Weekly Update #213 2/18/2024 to 2/24/2024

New often becomes old as the next round of new comes in. Before I finish this thought though, let me share some of my week serving as the mayor of the best small town in America.

With Presidents’ Day starting off this week, it was a short week, but it didn’t lack in calendar events. Tuesday morning, we kicked off the week with our staff meeting for department heads. I asked them if they were delivering State of the City next week, what is the one item from your department that you are most proud of for 2023? The answer heard over and over again is their people. In areas like completed training and supporting one another, it kept coming back to how hard their team worked to keep our community moving forward in their area of expertise. I have said it before, and I will say it again, that it takes a village, and luckily, my village is full of wonderful people. Thank you to everyone that makes Seymour as amazing as it is. It doesn’t go unnoticed.

Every year, I sit down to work on contract negotiations with the unions from Seymour Police Department and Seymour Fire Department. This year is no different except that we started four to six months earlier than in previous years. This week, those talks started for the 2025 contract, and we all walked away with an item or two to do some research on before we sit back down in a month to see what we have found. Thank you to the officers who are tackling this earlier this year. I hope it makes it at least a little less hectic towards the end of 2024. 

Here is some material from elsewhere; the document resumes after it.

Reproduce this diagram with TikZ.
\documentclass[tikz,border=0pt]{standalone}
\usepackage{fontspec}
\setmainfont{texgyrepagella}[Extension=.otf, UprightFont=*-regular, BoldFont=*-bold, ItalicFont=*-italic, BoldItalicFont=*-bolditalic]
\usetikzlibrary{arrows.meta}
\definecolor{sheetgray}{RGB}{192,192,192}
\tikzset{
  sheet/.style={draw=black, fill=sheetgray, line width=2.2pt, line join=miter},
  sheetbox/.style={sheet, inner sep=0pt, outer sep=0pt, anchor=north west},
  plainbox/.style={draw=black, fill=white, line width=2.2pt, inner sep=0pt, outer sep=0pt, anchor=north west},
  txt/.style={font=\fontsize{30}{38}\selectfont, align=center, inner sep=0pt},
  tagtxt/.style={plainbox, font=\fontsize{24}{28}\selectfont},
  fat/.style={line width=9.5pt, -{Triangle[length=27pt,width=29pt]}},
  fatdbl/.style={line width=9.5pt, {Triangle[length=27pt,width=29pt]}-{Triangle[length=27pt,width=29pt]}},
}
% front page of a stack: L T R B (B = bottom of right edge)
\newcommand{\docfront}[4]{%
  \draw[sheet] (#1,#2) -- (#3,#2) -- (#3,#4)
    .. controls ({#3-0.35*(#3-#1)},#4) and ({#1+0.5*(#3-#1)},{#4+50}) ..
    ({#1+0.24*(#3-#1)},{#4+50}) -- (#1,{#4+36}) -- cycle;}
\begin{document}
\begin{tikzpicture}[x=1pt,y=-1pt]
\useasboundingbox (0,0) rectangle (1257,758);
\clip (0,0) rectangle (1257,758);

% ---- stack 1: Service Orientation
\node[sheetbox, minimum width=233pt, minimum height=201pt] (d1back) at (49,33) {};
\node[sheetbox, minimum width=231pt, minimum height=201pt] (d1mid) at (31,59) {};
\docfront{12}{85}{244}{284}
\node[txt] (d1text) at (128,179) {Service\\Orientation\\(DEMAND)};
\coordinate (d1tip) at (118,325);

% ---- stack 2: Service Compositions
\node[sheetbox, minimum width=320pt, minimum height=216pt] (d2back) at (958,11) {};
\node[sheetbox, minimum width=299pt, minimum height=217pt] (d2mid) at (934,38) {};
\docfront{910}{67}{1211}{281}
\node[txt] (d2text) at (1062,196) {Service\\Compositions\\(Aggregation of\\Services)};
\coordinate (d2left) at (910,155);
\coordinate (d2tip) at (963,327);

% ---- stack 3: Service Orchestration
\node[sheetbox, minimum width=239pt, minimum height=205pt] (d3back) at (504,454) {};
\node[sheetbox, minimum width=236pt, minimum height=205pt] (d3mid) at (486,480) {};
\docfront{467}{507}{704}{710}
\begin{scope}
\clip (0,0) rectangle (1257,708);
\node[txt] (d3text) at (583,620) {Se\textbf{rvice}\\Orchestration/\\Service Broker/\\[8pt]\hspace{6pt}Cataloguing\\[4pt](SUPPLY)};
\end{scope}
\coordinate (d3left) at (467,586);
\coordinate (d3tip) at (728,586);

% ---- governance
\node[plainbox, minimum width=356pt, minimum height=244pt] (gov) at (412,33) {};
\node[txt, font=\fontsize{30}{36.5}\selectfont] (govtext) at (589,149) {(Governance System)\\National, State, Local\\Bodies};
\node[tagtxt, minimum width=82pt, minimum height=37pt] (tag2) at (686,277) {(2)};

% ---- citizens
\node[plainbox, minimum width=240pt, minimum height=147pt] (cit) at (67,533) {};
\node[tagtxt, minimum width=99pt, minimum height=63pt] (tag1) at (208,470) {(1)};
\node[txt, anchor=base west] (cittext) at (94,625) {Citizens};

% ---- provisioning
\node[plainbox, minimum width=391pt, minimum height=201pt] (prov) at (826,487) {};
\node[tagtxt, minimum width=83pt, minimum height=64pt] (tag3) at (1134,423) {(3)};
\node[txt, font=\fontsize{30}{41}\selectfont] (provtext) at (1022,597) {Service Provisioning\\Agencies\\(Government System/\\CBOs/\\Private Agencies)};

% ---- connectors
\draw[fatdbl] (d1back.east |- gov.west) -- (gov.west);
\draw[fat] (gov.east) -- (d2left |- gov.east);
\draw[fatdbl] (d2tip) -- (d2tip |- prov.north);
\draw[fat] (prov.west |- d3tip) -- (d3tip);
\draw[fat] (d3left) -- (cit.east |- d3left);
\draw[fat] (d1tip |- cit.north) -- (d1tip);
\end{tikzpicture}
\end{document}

This week, my workday was at the airport, and I had a chance to go through a semi-normal Wednesday morning: checking the fuel farm, lights, and learning about some of the new projects they have been working on. We had a good chance to talk about how to plan for long-term projects and even how to practice patience because big projects come with curveballs along the way. Sometimes, you realize you were in the right place at the right time, and that is how I left the airport this week, feeling like I was where I was supposed to be that morning. To all the team at the airport, I encourage you to keep it up. You are making a positive impact not only on your area, but the community as a whole.

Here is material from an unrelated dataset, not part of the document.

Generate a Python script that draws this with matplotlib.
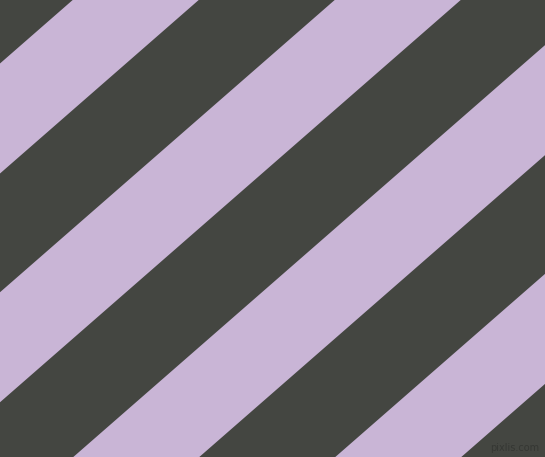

The typical mayor in Indiana serves their community for eight to twelve years. There are some that go much longer and a few that only get four years. As those years go by, you learn your role, and the job doesn’t really get any easier, but you are better prepared for the day-to-day of it. As things approach, you have past first-hand knowledge of how the problem was solved before and don’t have to phone a friend as much as when you first started. With that old mayor skillset, you also get asked to serve on more boards and committees. For example, in the last few weeks I have started serving on the Local Technical Assistance Program Advisory Board, elected President of the Administrative Resource Association board, voted in as a Jackson County Industrial Development Executive Board Member, and chosen for another term as the Jackson County Solid Waste Board Chair. In your first term as a mayor, you are drinking from the fire hose and often are busy getting your legs under you before you grow into serving in more ways. At a meeting this week with Accelerate Indiana Municipalities, it hit me again that in just four years I have become the old mayor in the room and new mayors are encouraged, like I was, to reach out with questions because we have often seen what they are facing and are able to help guide them through troubled waters. Today, I will leave you with a simple thank you to those who helped me through the last four years, and I hope I can do the same for the next batch or two of new mayors over the next four to eight years, and as Margaret Fuller said let them light their candles in my knowledge, "If you have knowledge, let others light their candles in it."